Buzzfeed picked up this one, and it basically says China is selling fake vegetables. The whole conspiracy theory got a major boost when publications in the Philippines started warning people they might be buying fake cabbage from China, and it wasn't long before it spread across social media and the world.

It's actually a case of cultural misunderstanding. The video that started it all does, indeed, show a person making wax food, but he's doing it for a very good reason. For decades, restaurants in Japan have advertised their food not in menu form, but in the form of fake food models. You can see what you're getting before you order it, and not only is that pretty brilliant, some of these pieces are works of art (they're making them in this photo). The conspiracy theory is just what happens when people jump to conclusions.

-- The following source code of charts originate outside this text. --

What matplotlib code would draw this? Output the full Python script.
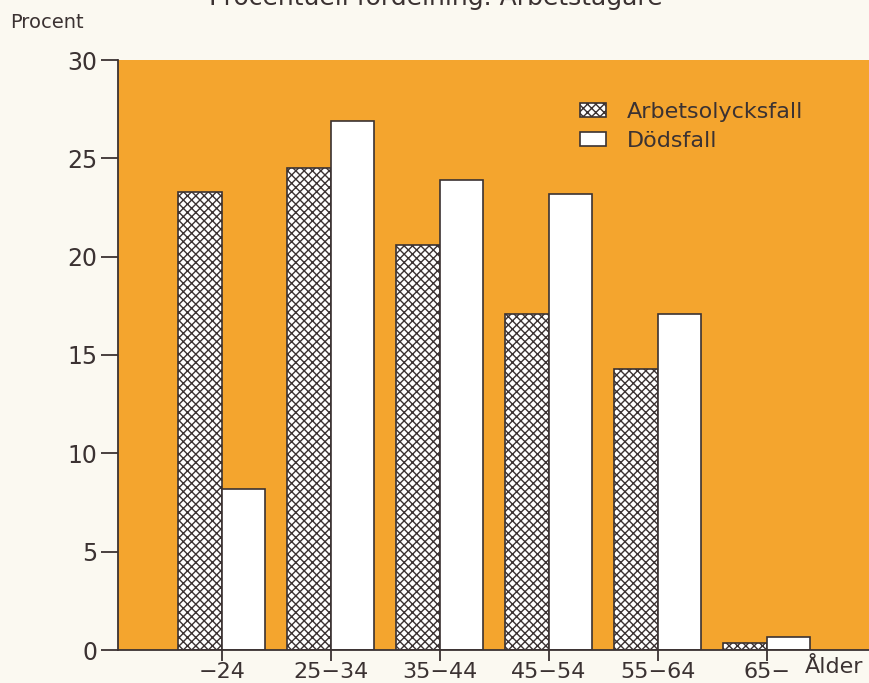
import matplotlib.pyplot as plt
import numpy as np

# age groups and shares (percent)
age_groups = ['\u221224', '25\u221234', '35\u221244', '45\u221254', '55\u221264', '65\u2212']
arbetsolycksfall = [23.3, 24.5, 20.6, 17.1, 14.3, 0.35]
dodsfall = [8.2, 26.9, 23.9, 23.2, 17.1, 0.65]

orange = '#F4A52E'
ink = '#3b3232'
paper = '#FBF9F1'

plt.rcParams['hatch.linewidth'] = 1.0
plt.rcParams['font.family'] = ['DejaVu Sans']

fig = plt.figure(figsize=(8.69, 6.83), dpi=100, facecolor=paper)
ax = fig.add_axes([118 / 869, 1 - 650 / 683, 1 - 118 / 869, (650 - 60) / 683])
ax.set_facecolor(orange)

x = np.arange(len(age_groups))
w = 0.4
b1 = ax.bar(x - w / 2, arbetsolycksfall, w, color='white', edgecolor=ink,
            hatch='xxxx', linewidth=1.2, label='Arbetsolycksfall')
b2 = ax.bar(x + w / 2, dodsfall, w, color='white', edgecolor=ink,
            linewidth=1.2, label='Dödsfall')

ax.set_xlim(-0.954, 5.94)
ax.set_ylim(0, 30)
ax.set_yticks(range(0, 31, 5))
ax.set_xticks(x)
ax.set_xticklabels(age_groups)

for s in ['top', 'right']:
    ax.spines[s].set_visible(False)
for s in ['left', 'bottom']:
    ax.spines[s].set_color(ink)
    ax.spines[s].set_linewidth(1.3)

ax.tick_params(axis='y', length=12, width=1.3, color=ink, labelcolor=ink,
               labelsize=17, pad=3)
ax.tick_params(axis='x', length=8, width=1.3, color=ink, labelcolor=ink,
               labelsize=16, pad=1)

fig.text(10 / 869, 1 - 22 / 683, 'Procent', fontsize=14, color=ink,
         va='center', ha='left')
fig.text(805 / 869, 1 - 667 / 683, 'Ålder', fontsize=16, color=ink,
         va='center', ha='left')
# title is cut off at the top edge, as in the scan
fig.text(436 / 869, 1 - 5 / 683, 'Procentuell fördelning. Arbetstagare',
         fontsize=18, color=ink, va='baseline', ha='center')

ax.legend(loc='upper left', bbox_to_anchor=(569 / 869, 1 - 91 / 683),
          bbox_transform=fig.transFigure, frameon=False, fontsize=16,
          labelcolor=ink, handlelength=1.15, handleheight=0.6,
          borderpad=0, labelspacing=0.4, handletextpad=0.95)

fig.savefig('out.png', dpi=100, facecolor=paper)
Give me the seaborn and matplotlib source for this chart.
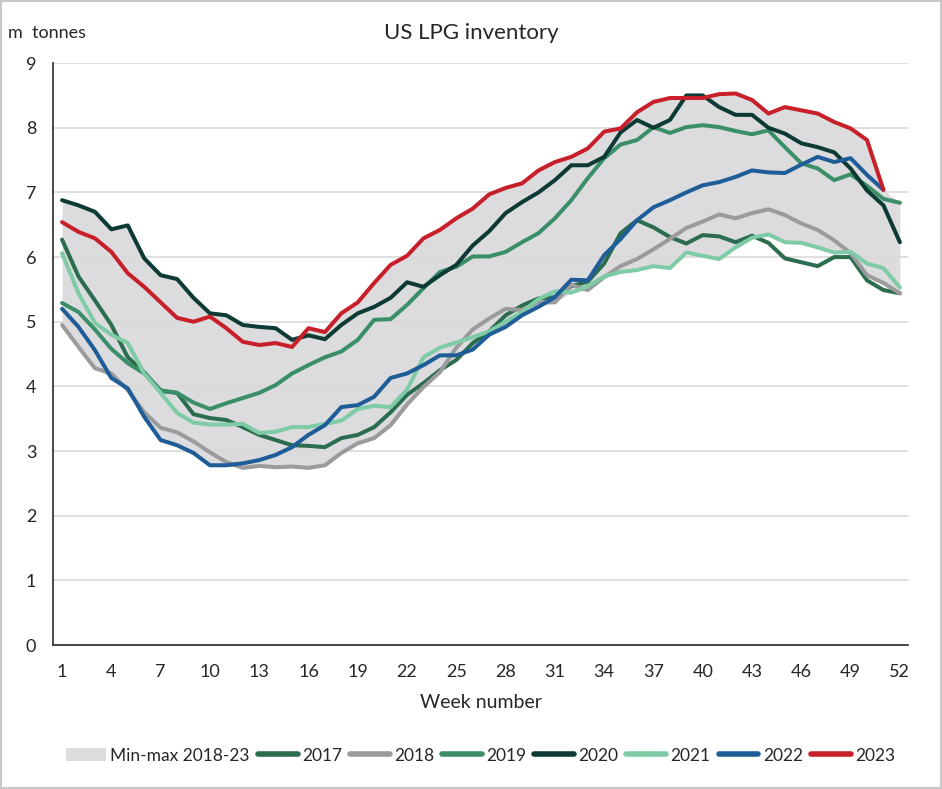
import matplotlib
matplotlib.use("Agg")
import matplotlib.pyplot as plt
from matplotlib.patches import Patch, Rectangle
from matplotlib.lines import Line2D
import numpy as np
import pandas as pd
import seaborn as sns

# weekly inventory, m tonnes
weeks = list(range(1, 53))

y2017 = [6.27, 5.7, 5.33, 4.95, 4.45, 4.22, 3.93, 3.9, 3.57, 3.51,
         3.48, 3.37, 3.25, 3.17, 3.09, 3.08, 3.06, 3.2, 3.25, 3.37,
         3.6, 3.87, 4.05, 4.25, 4.41, 4.67, 4.85, 5.1, 5.25, 5.36,
         5.38, 5.55, 5.62, 5.9, 6.37, 6.57, 6.46, 6.31, 6.21, 6.34,
         6.32, 6.23, 6.33, 6.22, 5.98, 5.92, 5.86, 6.0, 6.0, 5.64,
         5.49, 5.44]
y2018 = [4.95, 4.61, 4.28, 4.2, 3.94, 3.6, 3.36, 3.29, 3.15, 2.98,
         2.83, 2.74, 2.77, 2.75, 2.76, 2.74, 2.78, 2.97, 3.12, 3.2,
         3.4, 3.72, 3.99, 4.22, 4.6, 4.88, 5.05, 5.2, 5.18, 5.3,
         5.3, 5.57, 5.49, 5.69, 5.86, 5.97, 6.12, 6.28, 6.45, 6.55,
         6.66, 6.6, 6.68, 6.74, 6.65, 6.52, 6.42, 6.26, 6.06, 5.72,
         5.6, 5.44]
y2019 = [5.29, 5.15, 4.88, 4.58, 4.36, 4.2, 3.94, 3.9, 3.75, 3.65,
         3.74, 3.82, 3.9, 4.02, 4.2, 4.33, 4.45, 4.54, 4.72, 5.03,
         5.04, 5.26, 5.52, 5.77, 5.85, 6.01, 6.01, 6.08, 6.23, 6.37,
         6.6, 6.88, 7.22, 7.53, 7.74, 7.81, 8.01, 7.92, 8.01, 8.04,
         8.01, 7.95, 7.9, 7.96, 7.7, 7.45, 7.37, 7.19, 7.28, 7.1,
         6.9, 6.84]
y2020 = [6.88, 6.8, 6.7, 6.43, 6.49, 5.98, 5.72, 5.66, 5.37, 5.13,
         5.1, 4.95, 4.92, 4.9, 4.72, 4.79, 4.73, 4.95, 5.13, 5.23,
         5.37, 5.61, 5.54, 5.72, 5.88, 6.18, 6.4, 6.68, 6.85, 7.0,
         7.19, 7.42, 7.42, 7.55, 7.93, 8.12, 8.0, 8.12, 8.5, 8.5,
         8.32, 8.2, 8.2, 8.0, 7.91, 7.76, 7.7, 7.62, 7.37, 7.03,
         6.8, 6.23]
y2021 = [6.06, 5.44, 4.98, 4.8, 4.67, 4.2, 3.9, 3.59, 3.44, 3.41,
         3.41, 3.42, 3.28, 3.3, 3.37, 3.37, 3.42, 3.47, 3.65, 3.7,
         3.68, 3.95, 4.45, 4.6, 4.68, 4.76, 4.85, 5.0, 5.15, 5.35,
         5.47, 5.45, 5.55, 5.7, 5.77, 5.8, 5.86, 5.83, 6.07, 6.02,
         5.97, 6.15, 6.3, 6.35, 6.23, 6.22, 6.15, 6.07, 6.08, 5.9,
         5.83, 5.53]
y2022 = [5.2, 4.92, 4.56, 4.13, 3.97, 3.53, 3.17, 3.09, 2.97, 2.78,
         2.78, 2.81, 2.86, 2.94, 3.06, 3.25, 3.4, 3.68, 3.71, 3.84,
         4.13, 4.2, 4.33, 4.48, 4.48, 4.57, 4.8, 4.92, 5.1, 5.23,
         5.38, 5.65, 5.64, 6.03, 6.28, 6.57, 6.77, 6.88, 7.0, 7.11,
         7.16, 7.24, 7.34, 7.31, 7.3, 7.43, 7.55, 7.47, 7.53, 7.27,
         7.04, np.nan]
y2023 = [6.54, 6.39, 6.29, 6.08, 5.75, 5.54, 5.3, 5.06, 5.0, 5.08,
         4.9, 4.69, 4.64, 4.67, 4.61, 4.9, 4.84, 5.13, 5.3, 5.6,
         5.88, 6.02, 6.29, 6.42, 6.6, 6.75, 6.97, 7.07, 7.14, 7.34,
         7.47, 7.55, 7.68, 7.94, 7.99, 8.24, 8.4, 8.46, 8.46, 8.46,
         8.52, 8.53, 8.43, 8.22, 8.32, 8.27, 8.22, 8.09, 7.99, 7.81,
         7.04, np.nan]

years = ["2017", "2018", "2019", "2020", "2021", "2022", "2023"]
series = [y2017, y2018, y2019, y2020, y2021, y2022, y2023]
colors = ["#2b6d4e", "#9b9b9d", "#3a8f68", "#0e3a36", "#7ecba6", "#1f5d98", "#c8202a"]
band_label = "Min-max 2018-23"
band_color = "#dcdcde"
xticks = list(range(1, 53, 3))

# long table for seaborn
df = pd.DataFrame({
    "week": weeks * len(years),
    "value": sum(series, []),
    "year": [y for y in years for _ in weeks],
})

# min-max band over 2018-2023
recent = np.array(series[1:], dtype=float)
band_lo = np.nanmin(recent, axis=0)
band_hi = np.nanmax(recent, axis=0)

sns.set_style("white")
plt.rcParams["font.family"] = ["Lato", "DejaVu Sans"]

fig = plt.figure(figsize=(9.42, 7.89), dpi=100)
ax = fig.add_axes([0.0563, 0.1825, 0.9077, 0.7375])
ax.set_axisbelow("line")

ax.fill_between(weeks, band_lo, band_hi, color=band_color, lw=0, zorder=1)
sns.lineplot(data=df, x="week", y="value", hue="year", palette=colors,
             linewidth=2.9, legend=False, ax=ax, zorder=2)

ax.set_xlim(0.45, 52.5)
ax.set_ylim(0, 9)
ax.set_xticks(xticks)
ax.set_yticks(range(0, 10))
ax.yaxis.grid(True, color="#d9d9d9", linewidth=1.2)
ax.xaxis.grid(False)
for s in ["top", "right"]:
    ax.spines[s].set_visible(False)
for s in ["left", "bottom"]:
    ax.spines[s].set_color("#3a3a3a")
    ax.spines[s].set_linewidth(1.3)
ax.tick_params(axis="y", length=6, width=1.2, color="#3a3a3a", labelsize=13, pad=6)
ax.tick_params(axis="x", length=0, labelsize=13, pad=14)
ax.set_xlabel("Week number", fontsize=14, labelpad=10)
ax.set_ylabel("")

fig.text(0.5, 1 - 33 / 789, "US LPG inventory", ha="center", va="center", fontsize=16)
fig.text(8 / 942, 1 - 33 / 789, "m  tonnes", ha="left", va="center", fontsize=13)

handles = [Patch(facecolor=band_color, edgecolor="none")]
handles += [Line2D([0], [0], color=c, lw=4, solid_capstyle="round") for c in colors]
ax.legend(handles, [band_label] + years, loc="center", bbox_to_anchor=(0.5, -0.19),
          ncol=8, frameon=False, fontsize=12.5, handlelength=2.3, handletextpad=0.25,
          columnspacing=0.45)

fig.patches.append(Rectangle((0, 0), 1, 1, transform=fig.transFigure, fill=False,
                             edgecolor="#c8c8c8", linewidth=3))

fig.savefig("out.png", dpi=100)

QZ says it's not just vegetables said to be faked, but seaweed, too. A viral video claiming one company was making plastic seaweed devastated the industry, and adds that among the fake videos are some real ones, meaning that really, no one knows what the heck's going on.

Cadbury Creme Eggs are Illuminati

John Oliver of Last Week Tonight takes on all kinds of issues, and he makes the news entertaining for people who hate to watch the news. In 2016, he dropped a bombshell: Cadbury Eggs were the work of the Illuminati. Describing it as "a terrible candy that tastes like mermaid placenta covered in candle wax," he says the only imaginable reason we look forward to them every year is we're being manipulated.

The theory is incredibly, wonderfully complicated, hitting Freemasonry, Germany, the UK, and Miracle on 34th Street. But the biggest giveaway? Cut a Creme Egg in half, and what does it look like?

"The Illuminati eye!" Case closed.

(Sure, this is John Oliver having fun with both conspiracy theories and Cadbury Creme Eggs, but it's no weirder than any of these other theories. And, just in case the Illuminati are monitoring this, Cadbury Creme Eggs are delicious, and anyone who says otherwise is a heathen.)